I’ve often been a bit amused by Derren Brown’s upstanding reputation in the skeptical movement, given that he sometimes seems to step over the line somewhat in representing his own performances. In the past few weeks I’ve noticed this issue starting to get more play in various circles, so thought it might be worth sharing the links. The first is this interesting criticism of Brown’s recent “The Experiments” television feature (embedded below) by two social psychologists:

We would like to dispute in the strongest possible terms the theoretical underpinnings and proposed implications from Derren Brown’s ‘crowd experiment’ – The Gameshow – aired on Channel 4 on 28/10/11…

…Why is all this important? Does it really matter to anyone other than social psychologists that outdated theory is portrayed as factual on prime-time television? The point is that an understanding of crowd psychology has important consequences for society.
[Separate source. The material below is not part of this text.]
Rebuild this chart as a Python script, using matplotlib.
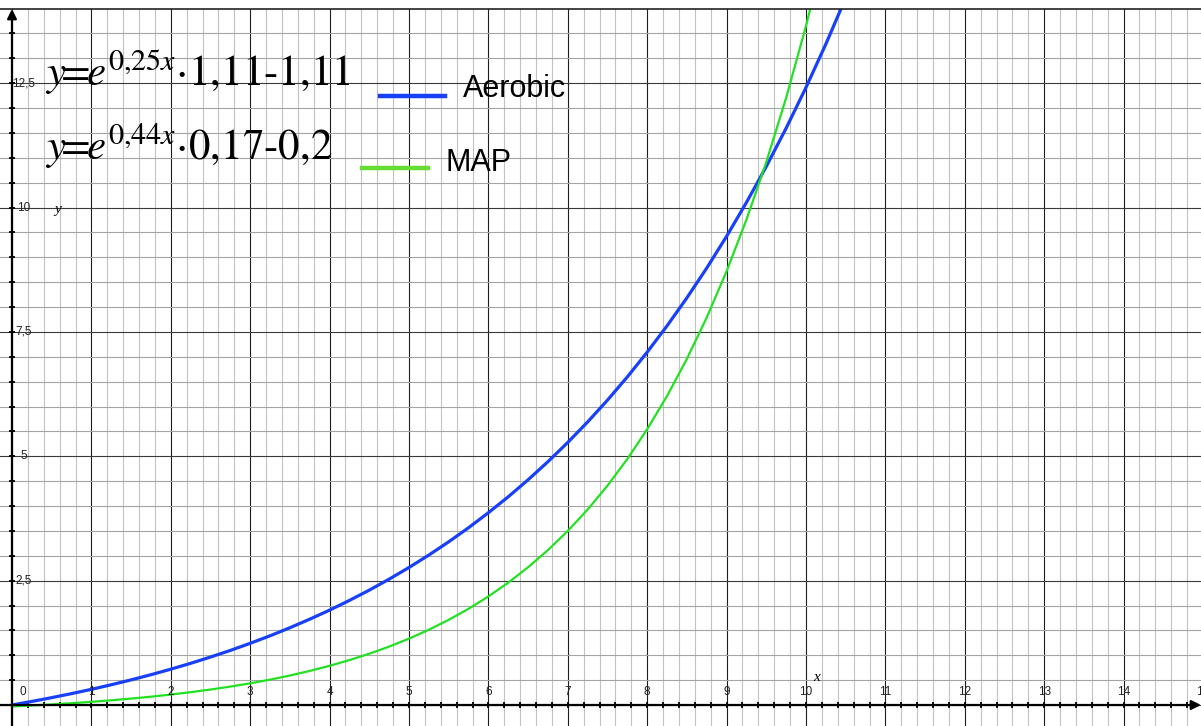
import numpy as np
import matplotlib
matplotlib.use("Agg")
import matplotlib.pyplot as plt
from matplotlib.ticker import MultipleLocator
from matplotlib.lines import Line2D

# ---- data ----
x_vals = [0, 0.25, 0.5, 0.75, 1, 1.25, 1.5, 1.75, 2, 2.25, 2.5, 2.75, 3, 3.25, 3.5, 3.75,
          4, 4.25, 4.5, 4.75, 5, 5.25, 5.5, 5.75, 6, 6.25, 6.5, 6.75, 7, 7.25, 7.5, 7.75,
          8, 8.25, 8.5, 8.75, 9, 9.25, 9.5, 9.75, 10, 10.25, 10.5]
aerobic = [0.0, 0.072, 0.148, 0.229, 0.315, 0.407, 0.505, 0.609, 0.720, 0.838, 0.964, 1.097,
           1.240, 1.391, 1.553, 1.725, 1.907, 2.102, 2.309, 2.530, 2.764, 3.014, 3.280, 3.563,
           3.865, 4.185, 4.527, 4.891, 5.278, 5.690, 6.128, 6.595, 7.092, 7.621, 8.184, 8.783,
           9.421, 10.101, 10.824, 11.594, 12.413, 13.284, 14.213]
map_vals = [-0.03, -0.010, 0.012, 0.036, 0.064, 0.095, 0.129, 0.167, 0.210, 0.258, 0.311, 0.370,
            0.436, 0.510, 0.593, 0.685, 0.788, 0.903, 1.031, 1.174, 1.334, 1.513, 1.712, 1.934,
            2.182, 2.459, 2.769, 3.114, 3.499, 3.929, 4.409, 4.945, 5.543, 6.211, 6.957, 7.789,
            8.718, 9.755, 10.912, 12.204, 13.647, 15.257, 17.05]
x_tick_labels = [str(i) for i in range(0, 16)]
x_tick_values = list(range(0, 16))
y_tick_values = [2.5, 5, 7.5, 10, 12.5]
y_tick_labels = ["2,5", "5", "7,5", "10", "12,5"]
series_names = ["Aerobic", "MAP"]
eq_aerobic = r"$y\!\!=\!\!e^{0{,}25x}{\cdot}1{,}11\text{-}1{,}11$"
eq_map = r"$y\!\!=\!\!e^{0{,}44x}{\cdot}0{,}17\text{-}0{,}2$"

BLUE = "#1840f8"
GREEN = "#22e022"
GREEN_LEG = "#66dd33"

plt.rcParams["mathtext.fontset"] = "stix"

fig = plt.figure(figsize=(12.01, 7.26), dpi=100)
ax = fig.add_axes([0, 0, 1, 717 / 726])
ax.set_xlim(-0.151, 14.975)
ax.set_ylim(-0.422, 13.99)

# grid
ax.xaxis.set_major_locator(MultipleLocator(1))
ax.xaxis.set_minor_locator(MultipleLocator(0.2))
ax.yaxis.set_major_locator(MultipleLocator(2.5))
ax.yaxis.set_minor_locator(MultipleLocator(0.5))
ax.grid(which="minor", axis="x", color="#c2c2c2", lw=0.8)
ax.grid(which="minor", axis="y", color="#a4a4a4", lw=0.8)
ax.grid(which="major", axis="x", color="#1e1e1e", lw=0.8)
ax.grid(which="major", axis="y", color="#3a3a3a", lw=0.8)
ax.set_axisbelow(True)
ax.tick_params(which="both", length=0, labelbottom=False, labelleft=False)
for s in ["left", "right", "bottom"]:
    ax.spines[s].set_visible(False)
ax.spines["top"].set_color("#222222")
ax.spines["top"].set_linewidth(1.2)

# axes with arrows
ax.annotate("", xy=(14.975, 0), xytext=(-0.151, 0), xycoords="data",
            arrowprops=dict(arrowstyle="-|>", color="black", lw=1.6,
                            mutation_scale=14, shrinkA=0, shrinkB=0))
ax.annotate("", xy=(0, 13.99), xytext=(0, -0.422), xycoords="data",
            arrowprops=dict(arrowstyle="-|>", color="black", lw=1.6,
                            mutation_scale=14, shrinkA=0, shrinkB=0))

# small tick marks on axes
xt = np.arange(0.2, 14.9, 0.2)
ax.plot(xt, np.zeros_like(xt), ls="none", marker="|", ms=5, mew=1.3, color="black")
yt = np.arange(0.5, 13.9, 0.5)
ax.plot(np.zeros_like(yt), yt, ls="none", marker="_", ms=5, mew=1.3, color="black")

# tick labels
for v, lab in zip(x_tick_values, x_tick_labels):
    xx = v if v != 0 else 0.14
    ax.text(xx, 0.26, lab, ha="center", va="center", fontsize=8.5,
            family="Liberation Sans", color="#222222")
for v, lab in zip(y_tick_values, y_tick_labels):
    ax.text(0.145, v, lab, ha="center", va="center", fontsize=8.5,
            family="Liberation Sans", color="#222222")

ax.text(0.57, 9.95, "y", ha="center", va="center", fontsize=11,
        family="Liberation Serif", style="italic")
ax.text(10.13, 0.56, "x", ha="center", va="center", fontsize=11,
        family="Liberation Serif", style="italic")

# curves
ax.plot(x_vals, aerobic, color=BLUE, lw=2.3, solid_capstyle="round")
ax.plot(x_vals, map_vals, color=GREEN, lw=1.6, solid_capstyle="round")

# equations
ax.text(45 / 1201, (726 - 86) / 717, eq_aerobic, transform=ax.transAxes,
        ha="left", va="baseline", fontsize=31)
ax.text(45 / 1201, (726 - 160) / 717, eq_map, transform=ax.transAxes,
        ha="left", va="baseline", fontsize=31)

# legend-like entries
ax.add_line(Line2D([380 / 1201, 445 / 1201], [(726 - 96) / 717] * 2,
                   transform=ax.transAxes, color=BLUE, lw=3.2))
ax.text(463 / 1201, (726 - 97) / 717, series_names[0], transform=ax.transAxes,
        ha="left", va="baseline", fontsize=22, family="Liberation Sans")
ax.add_line(Line2D([362 / 1201, 428 / 1201], [(726 - 168) / 717] * 2,
                   transform=ax.transAxes, color=GREEN_LEG, lw=3.2))
ax.text(446 / 1201, (726 - 171) / 717, series_names[1], transform=ax.transAxes,
        ha="left", va="baseline", fontsize=22, family="Liberation Sans")

fig.savefig("out.png", dpi=100)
Regarding crowds as anti-social entities acting without identity or reason can legitimate their violent repression by security forces, prevent intragroup helping in emergencies, and facilitate the dismissal of popular protest as irrational by those in positions of power.

Along with the criticism of psychologists, Derren Brown’s shtick also seems to be starting to concern some skeptics, as evidenced in this thread at the JREF forum. Perhaps reacting to these online whispers, last month Brown posted a new blog entry titled “To claim or not to claim“, which he wrote to “clarify a few points regarding my own work for anyone in any doubt”. Nevertheless, I still came across yet another article yesterday which is fairly comprehensive on the issues at hand:

On one side, through his activities blogs and writing, Brown promotes scepticism: he challenges mediums and spiritualists, just as Houdini did; he promotes a scientific approach; he embraces Dawkins and writes about his own lapsed Christian beliefs. He encourages the asking of questions and disapproves of blind belief.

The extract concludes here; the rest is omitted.